The August 2 activation covered: technical documentation requirements specifying model architecture, training methodology, and evaluation results; training data transparency, including a summary of datasets used that is sufficient to assess copyright compliance; instructions for downstream users explaining capabilities and limitations; and incident reporting obligations for systemic-risk GPAI models.
The GPAI Code of Practice — a voluntary compliance document developed through a multi-stakeholder process including frontier developers, civil society, and member state experts — was finalized on July 10, 2025, three weeks before the obligations became applicable. The Commission treated adherence to the Code as creating a rebuttable presumption of compliance. Companies that participated in the Code drafting process — including all major frontier labs with EU operations — generally indicated intent to comply.

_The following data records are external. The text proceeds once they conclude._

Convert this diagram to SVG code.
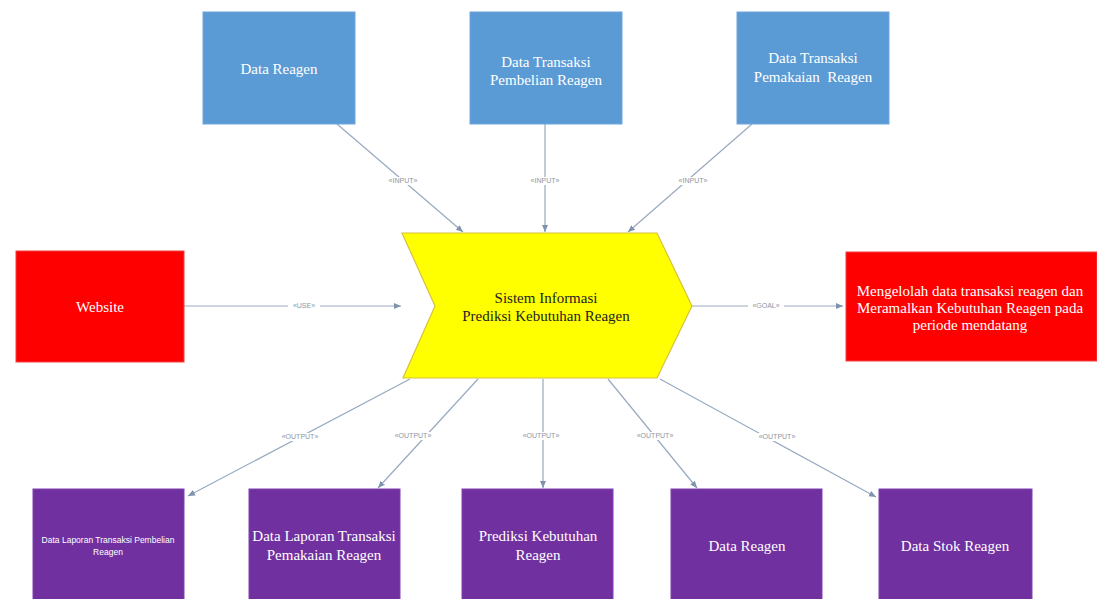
<svg xmlns="http://www.w3.org/2000/svg" width="1097" height="599" viewBox="0 0 1097 599">
  <style>
    .box-in { fill: #5b9bd5; stroke: #6fa6da; stroke-width: 1; }
    .box-red { fill: #ff0000; stroke: #f04040; stroke-width: 1; }
    .box-out { fill: #7030a0; stroke: #8040b0; stroke-width: 1; }
    .core { fill: #ffff00; stroke: #d8c040; stroke-width: 1.2; }
    .t { font-family: "Liberation Serif", "Times New Roman", serif; font-size: 15px; fill: #ffffff; text-anchor: middle; }
    .tc { font-family: "Liberation Serif", "Times New Roman", serif; font-size: 15px; fill: #222222; text-anchor: middle; }
    .ts { font-family: "Liberation Sans", Arial, sans-serif; font-size: 8.5px; fill: #ffffff; text-anchor: middle; }
    .conn { stroke: #98aac0; stroke-width: 1.2; fill: none; marker-end: url(#arrow); }
    .lbl { font-family: "Liberation Sans", Arial, sans-serif; font-size: 7px; fill: #8a96a6; text-anchor: middle; dominant-baseline: middle; }
    .lblbg { fill: #ffffff; }
  </style>
  <defs>
    <marker id="arrow" markerWidth="8" markerHeight="8" refX="7" refY="4" orient="auto" markerUnits="userSpaceOnUse">
      <path d="M0,1 L7,4 L0,7 Z" fill="#7f93ad"/>
    </marker>
  </defs>
  <rect width="1097" height="599" fill="#ffffff"/>

  <!-- connectors -->
  <g id="connectors">
    <line class="conn" x1="337" y1="124" x2="463" y2="232"/>
    <line class="conn" x1="545" y1="124" x2="545" y2="232"/>
    <line class="conn" x1="752" y1="124" x2="628" y2="232"/>
    <line class="conn" x1="184" y1="306" x2="401" y2="306"/>
    <line class="conn" x1="692" y1="306" x2="843" y2="306"/>
    <line class="conn" x1="410" y1="379" x2="188" y2="496"/>
    <line class="conn" x1="478" y1="379" x2="378" y2="488"/>
    <line class="conn" x1="543" y1="379" x2="543" y2="488"/>
    <line class="conn" x1="608" y1="379" x2="697" y2="488"/>
    <line class="conn" x1="660" y1="379" x2="876" y2="497"/>

    <g id="connector-labels">
      <rect class="lblbg" x="383" y="177" width="40" height="8"/>
      <text class="lbl" x="403" y="181">«INPUT»</text>
      <rect class="lblbg" x="525" y="177" width="40" height="8"/>
      <text class="lbl" x="545" y="181">«INPUT»</text>
      <rect class="lblbg" x="673" y="177" width="40" height="8"/>
      <text class="lbl" x="693" y="181">«INPUT»</text>
      <rect class="lblbg" x="288" y="302" width="32" height="8"/>
      <text class="lbl" x="304" y="306">«USE»</text>
      <rect class="lblbg" x="748" y="302" width="36" height="8"/>
      <text class="lbl" x="766" y="306">«GOAL»</text>
      <rect class="lblbg" x="277" y="433" width="46" height="8"/>
      <text class="lbl" x="300" y="437">«OUTPUT»</text>
      <rect class="lblbg" x="390" y="432" width="46" height="8"/>
      <text class="lbl" x="413" y="436">«OUTPUT»</text>
      <rect class="lblbg" x="518" y="432" width="46" height="8"/>
      <text class="lbl" x="541" y="436">«OUTPUT»</text>
      <rect class="lblbg" x="632" y="432" width="46" height="8"/>
      <text class="lbl" x="655" y="436">«OUTPUT»</text>
      <rect class="lblbg" x="754" y="433" width="46" height="8"/>
      <text class="lbl" x="777" y="437">«OUTPUT»</text>
    </g>
  </g>

  <!-- input nodes -->
  <g id="in-data-reagen">
    <rect class="box-in" x="203" y="12" width="152" height="112"/>
    <text class="t" x="279" y="74">Data Reagen</text>
  </g>
  <g id="in-transaksi-pembelian">
    <rect class="box-in" x="470" y="12" width="152" height="112"/>
    <text class="t" x="546" y="67">Data Transaksi</text>
    <text class="t" x="546" y="85">Pembelian Reagen</text>
  </g>
  <g id="in-transaksi-pemakaian">
    <rect class="box-in" x="737" y="12" width="152" height="112"/>
    <text class="t" x="813" y="63">Data Transaksi</text>
    <text class="t" x="813" y="82" xml:space="preserve">Pemakaian  Reagen</text>
  </g>

  <!-- use / goal nodes -->
  <g id="website">
    <rect class="box-red" x="16" y="251" width="168" height="111"/>
    <text class="t" x="100" y="312">Website</text>
  </g>
  <g id="goal">
    <rect class="box-red" x="846" y="252" width="251" height="109"/>
    <text class="t" x="970" y="296">Mengelolah data transaksi reagen dan</text>
    <text class="t" x="970" y="313">Meramalkan Kebutuhan Reagen pada</text>
    <text class="t" x="970" y="330">periode mendatang</text>
  </g>

  <!-- core system -->
  <g id="sistem">
    <polygon class="core" points="402,233 657,233 692,306 657,378 403,378 435,306"/>
    <text class="tc" x="546" y="303">Sistem Informasi</text>
    <text class="tc" x="546" y="321">Prediksi Kebutuhan Reagen</text>
  </g>

  <!-- output nodes -->
  <g id="out-laporan-pembelian">
    <rect class="box-out" x="33" y="489" width="151" height="115"/>
    <text class="ts" x="108" y="543">Data Laporan Transaksi Pembelian</text>
    <text class="ts" x="108" y="555">Reagen</text>
  </g>
  <g id="out-laporan-pemakaian">
    <rect class="box-out" x="249" y="489" width="151" height="115"/>
    <text class="t" x="324" y="541">Data Laporan Transaksi</text>
    <text class="t" x="324" y="560">Pemakaian Reagen</text>
  </g>
  <g id="out-prediksi">
    <rect class="box-out" x="462" y="489" width="151" height="115"/>
    <text class="t" x="538" y="541">Prediksi Kebutuhan</text>
    <text class="t" x="538" y="560">Reagen</text>
  </g>
  <g id="out-data-reagen">
    <rect class="box-out" x="671" y="489" width="151" height="115"/>
    <text class="t" x="747" y="551">Data Reagen</text>
  </g>
  <g id="out-stok">
    <rect class="box-out" x="879" y="489" width="153" height="115"/>
    <text class="t" x="955" y="551">Data Stok Reagen</text>
  </g>
</svg>
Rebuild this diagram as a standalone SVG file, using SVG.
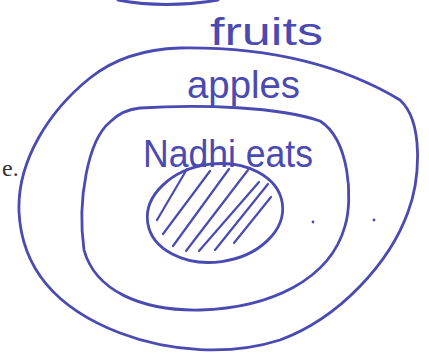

Enforcement authority rests with the European AI Office, which holds sole jurisdiction over GPAI providers in cross-border cases. National authorities handle domestically deployed systems. The one-year enforcement deferral to August 2026 was designed to allow companies time to implement compliance programs and for the AI Office to build enforcement capacity.
Why It Matters
The GPAI obligations represented the EU AI Act's most direct reach into frontier AI development. The February 2025 prohibitions had addressed applications; the August 2025 rules addressed the models themselves. This was the first time a major jurisdiction had imposed documentation and transparency requirements on the development process for large-scale AI models, not merely their deployment.
The training data transparency requirement carried particular weight because it intersected with ongoing copyright litigation. GPAI providers operating in the EU were now required to summarize their training data in sufficient detail to support copyright compliance assessments — a disclosure that could provide evidence in civil copyright suits and might conflict with existing confidentiality practices.
The Code of Practice mechanism illustrated a key dynamic in the EU's regulatory approach: the Commission used the threat of direct enforcement to incentivize industry participation in developing compliance standards. The result was rules that industry had effectively co-authored, which reduced compliance friction but also raised questions about capture.
The enforcement deferral to 2026 meant the practical impact of the GPAI rules would be felt with a lag. But the disclosure and documentation requirements created immediate compliance costs, and the ongoing uncertainty about how the European AI Office would interpret edge cases shaped commercial decisions about which models to make available in the EU.